Canny offers the model what essentially amounts to an edge filter, finding the main contours and rendering them as hard white lines.

The depth ControlNet provides an approximate depth map.

LoRAs
A LoRA–short for “Low-Rank Adaptation”–is the ingredient that vastly expands the capacity of the FLUX toolkit and brings the versatility of the (aptly-named) base models into full bloom.
A LoRA is a sort of filter or plug-in that takes the output of the base model and modifies it according to its peculiar specialty. There are graffiti LoRAs and oil-paint LoRAs. There are LoRAs that are experts in watercolor, nature photography, impressionism, Salvador Dali, The Rock, Ariana Grande, comic book art, tarot art, and storybook.

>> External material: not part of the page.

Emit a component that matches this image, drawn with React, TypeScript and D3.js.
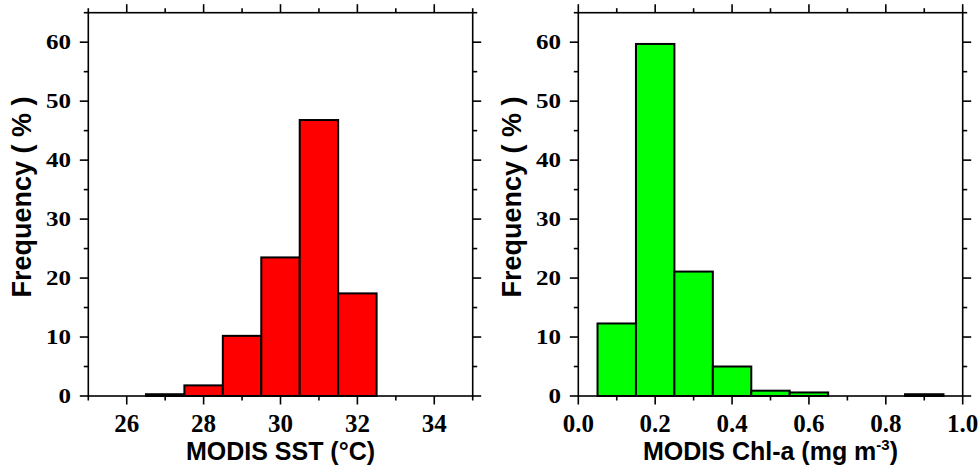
import React from "react";
import * as d3 from "d3";

// ---- data ----
const sstBinStart = [26.5, 27.5, 28.5, 29.5, 30.5, 31.5];
const sstBinWidth = 1;
const sstFreq = [0.3, 1.8, 10.2, 23.5, 46.8, 17.4];

const chlBinStart = [0.05, 0.15, 0.25, 0.35, 0.45, 0.55, 0.65, 0.75, 0.85];
const chlBinWidth = 0.1;
const chlFreq = [12.3, 59.7, 21.1, 5.0, 0.9, 0.6, 0, 0, 0.3];

const sstMajorTicks = [26, 28, 30, 32, 34];
const sstMinorTicks = [25, 27, 29, 31, 33, 35];
const chlMajorTicks = [0.0, 0.2, 0.4, 0.6, 0.8, 1.0];
const chlMinorTicks = [0.1, 0.3, 0.5, 0.7, 0.9];
const yMajorTicks = [0, 10, 20, 30, 40, 50, 60];
const yMinorTicks = [5, 15, 25, 35, 45, 55, 65];

const W = 980;
const H = 472;
const PL = 88.3;
const PR = 472.7;
const PT = 12.7;
const PB = 396;

const serif = "'Liberation Serif', 'Times New Roman', serif";
const sans = "'Liberation Sans', Arial, Helvetica, sans-serif";

type PanelProps = {
  ox: number;
  domain: [number, number];
  starts: number[];
  width: number;
  freq: number[];
  major: number[];
  minor: number[];
  fmt: (v: number) => string;
  fill: string;
  title: React.ReactNode;
};

function Panel({ ox, domain, starts, width, freq, major, minor, fmt, fill, title }: PanelProps) {
  const x = d3.scaleLinear().domain(domain).range([PL, PR]);
  const y = d3.scaleLinear().domain([0, 65]).range([PB, PT]);
  const bars = starts
    .map((s, i) => ({ s, v: freq[i] }))
    .filter((b) => b.v > 0);
  const MAJ = 8.5;
  const MIN = 4.5;
  const sw = 1.6;
  return (
    <g transform={`translate(${ox},0)`}>
      {bars.map((b, i) => (
        <rect
          key={i}
          x={x(b.s)}
          y={y(b.v)}
          width={x(b.s + width) - x(b.s)}
          height={y(0) - y(b.v)}
          fill={fill}
          stroke="#000"
          strokeWidth={2}
        />
      ))}
      <rect x={PL} y={PT} width={PR - PL} height={PB - PT} fill="none" stroke="#000" strokeWidth={sw} />
      {/* x ticks */}
      {major.map((t, i) => (
        <g key={"xm" + i}>
          <line x1={x(t)} x2={x(t)} y1={PB} y2={PB + MAJ} stroke="#000" strokeWidth={sw} />
          <line x1={x(t)} x2={x(t)} y1={PT} y2={PT - MAJ} stroke="#000" strokeWidth={sw} />
          <text
            x={x(t)}
            y={432}
            textAnchor="middle"
            fontFamily={serif}
            fontWeight="bold"
            fontSize={25}
            fill="#000"
          >
            {fmt(t)}
          </text>
        </g>
      ))}
      {minor.map((t, i) => (
        <g key={"xn" + i}>
          <line x1={x(t)} x2={x(t)} y1={PB} y2={PB + MIN} stroke="#000" strokeWidth={sw} />
          <line x1={x(t)} x2={x(t)} y1={PT} y2={PT - MIN} stroke="#000" strokeWidth={sw} />
        </g>
      ))}
      {/* y ticks */}
      {yMajorTicks.map((t, i) => (
        <g key={"ym" + i}>
          <line x1={PL} x2={PL - MAJ} y1={y(t)} y2={y(t)} stroke="#000" strokeWidth={sw} />
          <line x1={PR} x2={PR + MAJ} y1={y(t)} y2={y(t)} stroke="#000" strokeWidth={sw} />
          <text
            transform={`translate(71,${y(t) + 7.3}) scale(1,0.87)`}
            textAnchor="end"
            fontFamily={serif}
            fontWeight="bold"
            fontSize={25}
            fill="#000"
          >
            {t}
          </text>
        </g>
      ))}
      {yMinorTicks.map((t, i) => (
        <g key={"yn" + i}>
          <line x1={PL} x2={PL - MIN} y1={y(t)} y2={y(t)} stroke="#000" strokeWidth={sw} />
          <line x1={PR} x2={PR + MIN} y1={y(t)} y2={y(t)} stroke="#000" strokeWidth={sw} />
        </g>
      ))}
      <text
        transform={`translate(31,197) rotate(-90)`}
        textAnchor="middle"
        fontFamily={sans}
        fontWeight="bold"
        fontSize={27}
        fill="#000"
      >
        Frequency ( % )
      </text>
      <text
        x={(PL + PR) / 2}
        y={460}
        textAnchor="middle"
        fontFamily={sans}
        fontWeight="bold"
        fontSize={25}
        fill="#000"
      >
        {title}
      </text>
    </g>
  );
}

export default function App() {
  const f0 = (v: number) => String(v);
  const f1 = d3.format(".1f");
  return (
    <svg
      width={W}
      height={H}
      viewBox={`0 0 ${W} ${H}`}
      style={{ position: "absolute", left: 0, top: 0, background: "#fff" }}
    >
      <rect x={0} y={0} width={W} height={H} fill="#fff" />
      <Panel
        ox={0}
        domain={[25, 35]}
        starts={sstBinStart}
        width={sstBinWidth}
        freq={sstFreq}
        major={sstMajorTicks}
        minor={sstMinorTicks}
        fmt={f0}
        fill="#ff0000"
        title={"MODIS SST (°C)"}
      />
      <Panel
        ox={490}
        domain={[0, 1]}
        starts={chlBinStart}
        width={chlBinWidth}
        freq={chlFreq}
        major={chlMajorTicks}
        minor={chlMinorTicks}
        fmt={(v) => f1(v)}
        fill="#00ff00"
        title={
          <>
            MODIS Chl-a (mg m
            <tspan dy={-10} fontSize={15}>-3</tspan>
            <tspan dy={10}>)</tspan>
          </>
        }
      />
    </svg>
  );
}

And if you enjoy making titillating images of fantasy warrior princesses or anime teenagers wielding uzis, well! You have an all-you-can-eat buffet of options. Head over to CivitAI or huggingface to check them out.
Basically, the base model does all the heavy lifting, getting the image close to what you’re after. The LoRA steps in and provides the finishing touches, but they can make a HUGE difference, especially if you’re targeting a particular style.









Wrap Up
The dizzying array of offerings for AI creators is in itself a prelude to what is true of any creative undertaking: multiple tools will be required to achieve particular ends.
ComfyUI is probably the most versatile software suite to bring the various digital gadgets into one place, but I would advise anyone looking at this medium not to lose sight of the big picture.
You could use Midjourney to create a certain artistic style, bring those images into FluxGym (running inside of Pinokio) to train your own FLUX LoRA, and then use a ComfyUI network to run your LoRA with a FLUX base model (and other tools) for your final output.
In short, there is no need to discard your favorite workflows and resources because there’s a new one in the mix. The FLUX suite of models is an incredible contender when it comes to the speed and quality of the full spectrum of AI workflows, but it need not replace them. The FLUX models can simply be leveraged to improve them all.